### PROBLEM STATEMENT
Set all the material down again unchanged, without the pictures.

### GIVEN INFORMATION

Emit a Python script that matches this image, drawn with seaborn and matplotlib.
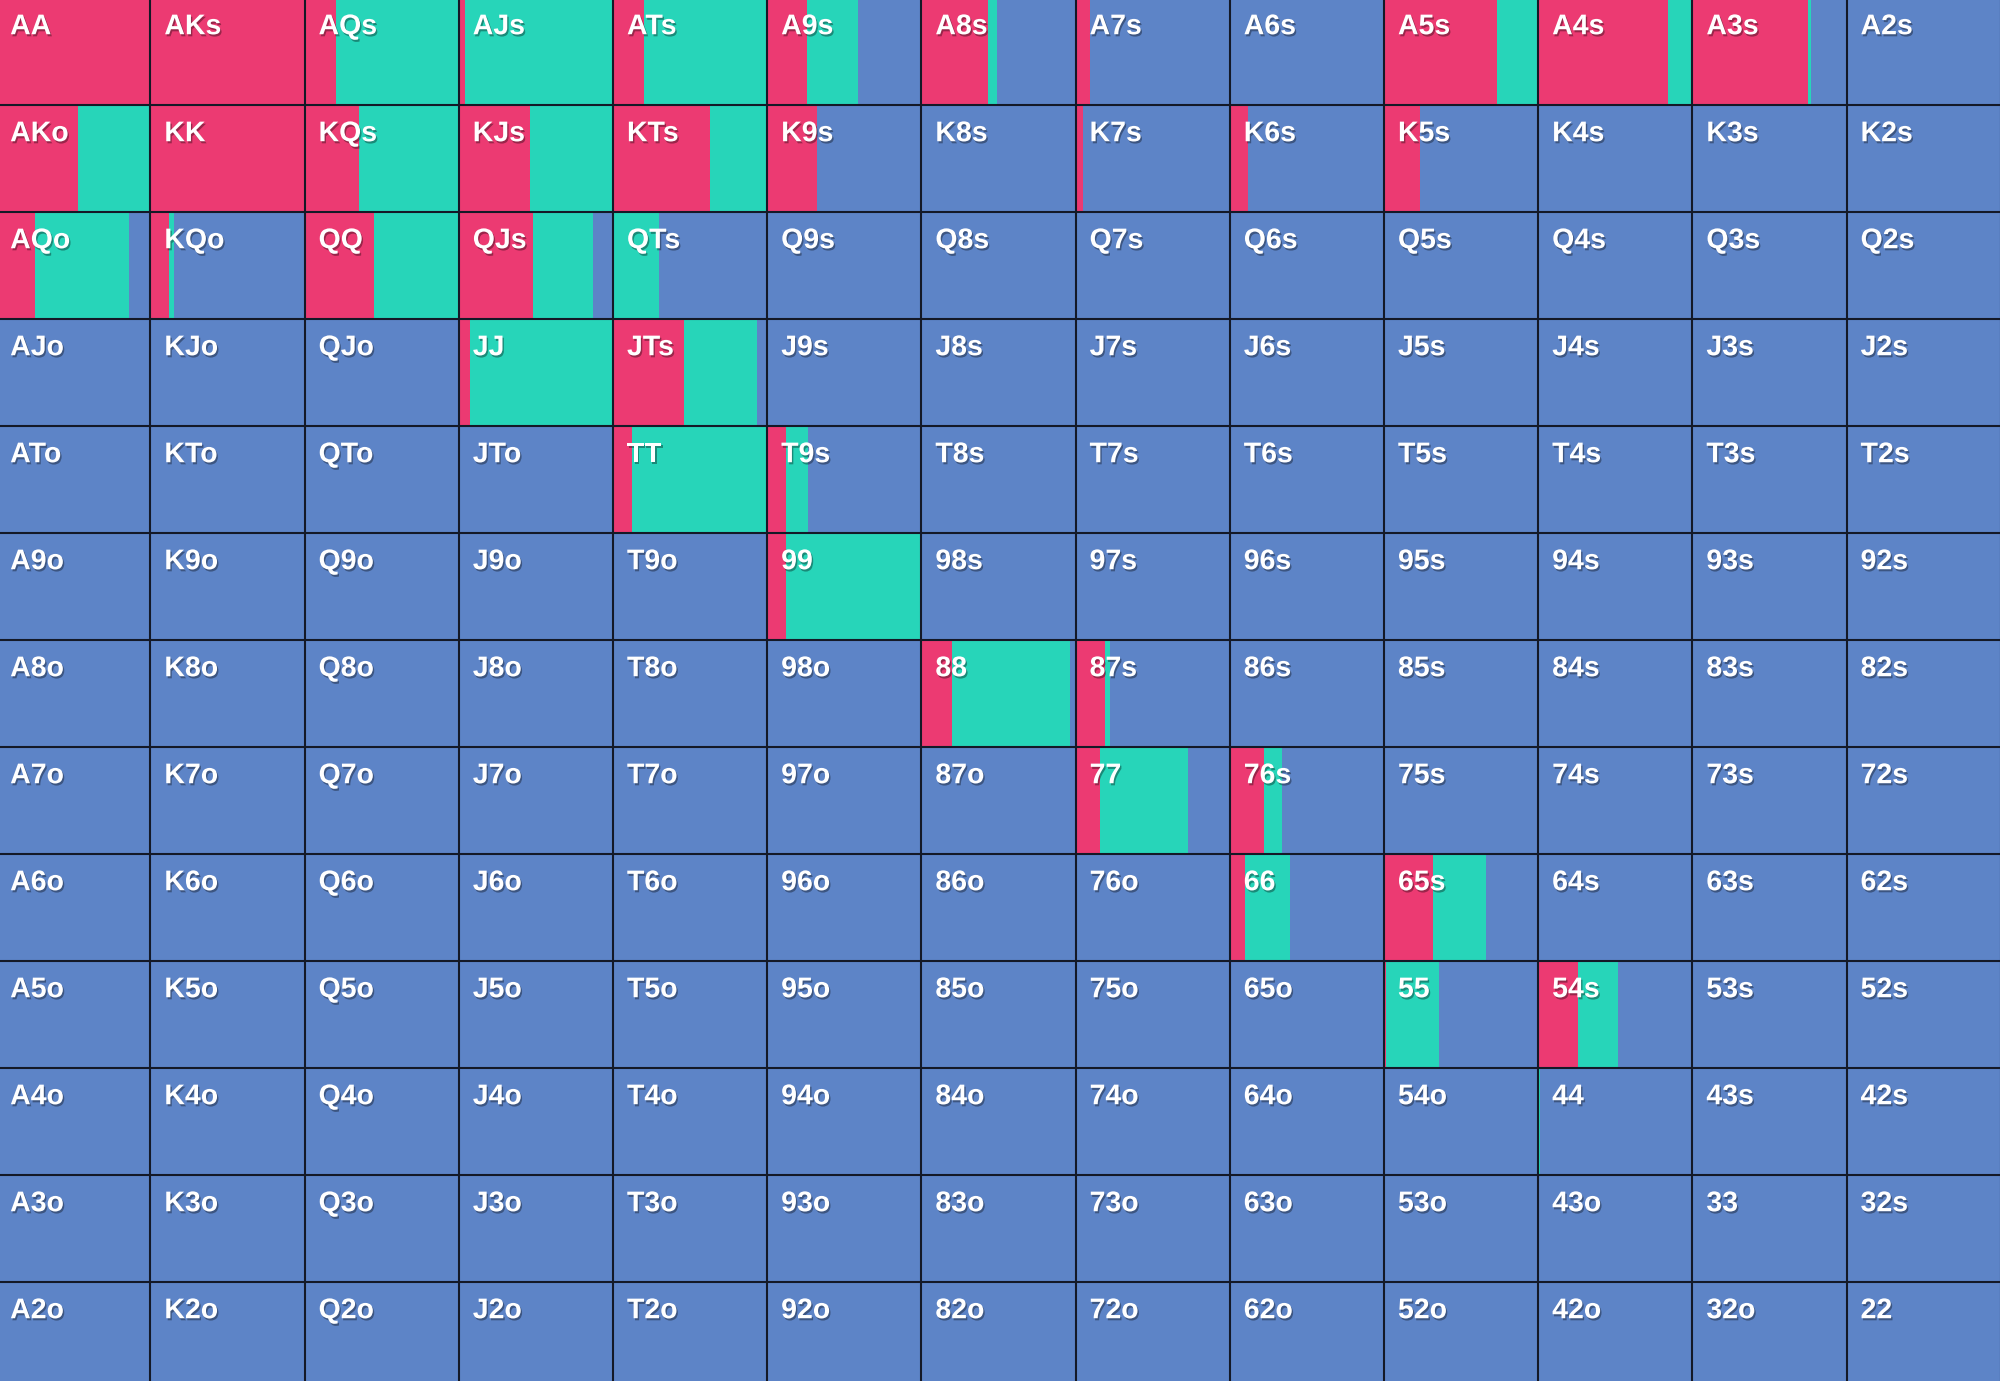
import matplotlib
matplotlib.use("Agg")
import matplotlib.pyplot as plt
import matplotlib.patheffects as pe
from matplotlib.colors import ListedColormap
import numpy as np
import pandas as pd
import seaborn as sns

RANKS = list("AKQJT98765432")

# доля рейза в каждой руке (остальное: колл, потом фолд)
RAISE = {
    "AA": 1.0, "AKs": 1.0, "AQs": 0.20, "AJs": 0.04, "ATs": 0.20, "A9s": 0.26, "A8s": 0.43,
    "A7s": 0.095, "A5s": 0.73, "A4s": 0.84, "A3s": 0.75, "A2s": 0.01,
    "AKo": 0.53, "KK": 1.0, "KQs": 0.35, "KJs": 0.46, "KTs": 0.63, "K9s": 0.32,
    "K7s": 0.05, "K6s": 0.12, "K5s": 0.23,
    "AQo": 0.25, "KQo": 0.12, "QQ": 0.45, "QJs": 0.48,
    "JJ": 0.07, "JTs": 0.46,
    "TT": 0.12, "T9s": 0.12,
    "99": 0.12,
    "88": 0.20, "87s": 0.19,
    "77": 0.16, "76s": 0.22,
    "66": 0.10, "65s": 0.32,
    "55": 0.015, "54s": 0.26,
}
CALL = {
    "AQs": 0.80, "AJs": 0.96, "ATs": 0.80, "A9s": 0.33, "A8s": 0.06,
    "A5s": 0.27, "A4s": 0.16, "A3s": 0.02,
    "AKo": 0.47, "KQs": 0.65, "KJs": 0.54, "KTs": 0.37,
    "AQo": 0.61, "KQo": 0.03, "QQ": 0.55, "QJs": 0.39, "QTs": 0.30,
    "JJ": 0.93, "JTs": 0.47,
    "TT": 0.88, "T9s": 0.145,
    "99": 0.88,
    "88": 0.76, "87s": 0.03,
    "77": 0.57, "76s": 0.12,
    "66": 0.29, "65s": 0.34,
    "55": 0.34, "54s": 0.26,
    "44": 0.01,
}

RED = "#EC3A72"
GREEN = "#27D5B9"
BLUE = "#5D84C7"
LINE = "#141927"


def hand_name(i, j):
    if i == j:
        return RANKS[i] * 2
    if i < j:
        return RANKS[i] + RANKS[j] + "s"
    return RANKS[j] + RANKS[i] + "o"


rows = []
for i in range(13):
    for j in range(13):
        h = hand_name(i, j)
        rows.append({"hand": h, "row": i, "col": j,
                     "raise": RAISE.get(h, 0.0), "call": CALL.get(h, 0.0)})
df = pd.DataFrame(rows)

sns.set_theme(style="white")
plt.rcParams["font.family"] = ["Liberation Sans", "DejaVu Sans"]

fig = plt.figure(figsize=(20, 13.81), dpi=100)
ax = fig.add_axes([0, 0, 1, 1])

# фон: все ячейки синие (фолд)
grid = np.zeros((13, 13))
sns.heatmap(grid, cmap=ListedColormap([BLUE]), cbar=False, ax=ax,
            xticklabels=False, yticklabels=False)

# рейз и колл — горизонтальные доли внутри ячейки
ax.barh(df["row"], df["raise"], left=df["col"], height=1, align="edge",
        color=RED, linewidth=0, zorder=2)
ax.barh(df["row"], df["call"], left=df["col"] + df["raise"], height=1, align="edge",
        color=GREEN, linewidth=0, zorder=2)

ax.vlines(np.arange(14), 0, 13, color=LINE, linewidth=1.5, zorder=3)
ax.hlines(np.arange(14), 0, 13, color=LINE, linewidth=1.5, zorder=3)

shadow = [pe.withSimplePatchShadow(offset=(1, -1.5), shadow_rgbFace="black", alpha=0.35)]
for _, r in df.iterrows():
    ax.text(r["col"] + 0.09, r["row"] + 0.155, r["hand"], color="white",
            fontsize=20.5, fontweight="bold", ha="left", va="top",
            path_effects=shadow, zorder=4)

ax.set_xlim(0.024, 0.024 + 2000 / 154.2)
ax.set_ylim(0.022 + 1381 / 107.0, 0.022)
ax.axis("off")

fig.savefig("out.png", dpi=100)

### IN RESPONSE
Emit a Python script that matches this image, drawn with seaborn and matplotlib.
import matplotlib
matplotlib.use("Agg")
import matplotlib.pyplot as plt
import matplotlib.patheffects as pe
from matplotlib.colors import ListedColormap
import numpy as np
import pandas as pd
import seaborn as sns

RANKS = list("AKQJT98765432")

# доля рейза в каждой руке (остальное: колл, потом фолд)
RAISE = {
    "AA": 1.0, "AKs": 1.0, "AQs": 0.20, "AJs": 0.04, "ATs": 0.20, "A9s": 0.26, "A8s": 0.43,
    "A7s": 0.095, "A5s": 0.73, "A4s": 0.84, "A3s": 0.75, "A2s": 0.01,
    "AKo": 0.53, "KK": 1.0, "KQs": 0.35, "KJs": 0.46, "KTs": 0.63, "K9s": 0.32,
    "K7s": 0.05, "K6s": 0.12, "K5s": 0.23,
    "AQo": 0.25, "KQo": 0.12, "QQ": 0.45, "QJs": 0.48,
    "JJ": 0.07, "JTs": 0.46,
    "TT": 0.12, "T9s": 0.12,
    "99": 0.12,
    "88": 0.20, "87s": 0.19,
    "77": 0.16, "76s": 0.22,
    "66": 0.10, "65s": 0.32,
    "55": 0.015, "54s": 0.26,
}
CALL = {
    "AQs": 0.80, "AJs": 0.96, "ATs": 0.80, "A9s": 0.33, "A8s": 0.06,
    "A5s": 0.27, "A4s": 0.16, "A3s": 0.02,
    "AKo": 0.47, "KQs": 0.65, "KJs": 0.54, "KTs": 0.37,
    "AQo": 0.61, "KQo": 0.03, "QQ": 0.55, "QJs": 0.39, "QTs": 0.30,
    "JJ": 0.93, "JTs": 0.47,
    "TT": 0.88, "T9s": 0.145,
    "99": 0.88,
    "88": 0.76, "87s": 0.03,
    "77": 0.57, "76s": 0.12,
    "66": 0.29, "65s": 0.34,
    "55": 0.34, "54s": 0.26,
    "44": 0.01,
}

RED = "#EC3A72"
GREEN = "#27D5B9"
BLUE = "#5D84C7"
LINE = "#141927"


def hand_name(i, j):
    if i == j:
        return RANKS[i] * 2
    if i < j:
        return RANKS[i] + RANKS[j] + "s"
    return RANKS[j] + RANKS[i] + "o"


rows = []
for i in range(13):
    for j in range(13):
        h = hand_name(i, j)
        rows.append({"hand": h, "row": i, "col": j,
                     "raise": RAISE.get(h, 0.0), "call": CALL.get(h, 0.0)})
df = pd.DataFrame(rows)

sns.set_theme(style="white")
plt.rcParams["font.family"] = ["Liberation Sans", "DejaVu Sans"]

fig = plt.figure(figsize=(20, 13.81), dpi=100)
ax = fig.add_axes([0, 0, 1, 1])

# фон: все ячейки синие (фолд)
grid = np.zeros((13, 13))
sns.heatmap(grid, cmap=ListedColormap([BLUE]), cbar=False, ax=ax,
            xticklabels=False, yticklabels=False)

# рейз и колл — горизонтальные доли внутри ячейки
ax.barh(df["row"], df["raise"], left=df["col"], height=1, align="edge",
        color=RED, linewidth=0, zorder=2)
ax.barh(df["row"], df["call"], left=df["col"] + df["raise"], height=1, align="edge",
        color=GREEN, linewidth=0, zorder=2)

ax.vlines(np.arange(14), 0, 13, color=LINE, linewidth=1.5, zorder=3)
ax.hlines(np.arange(14), 0, 13, color=LINE, linewidth=1.5, zorder=3)

shadow = [pe.withSimplePatchShadow(offset=(1, -1.5), shadow_rgbFace="black", alpha=0.35)]
for _, r in df.iterrows():
    ax.text(r["col"] + 0.09, r["row"] + 0.155, r["hand"], color="white",
            fontsize=20.5, fontweight="bold", ha="left", va="top",
            path_effects=shadow, zorder=4)

ax.set_xlim(0.024, 0.024 + 2000 / 154.2)
ax.set_ylim(0.022 + 1381 / 107.0, 0.022)
ax.axis("off")

fig.savefig("out.png", dpi=100)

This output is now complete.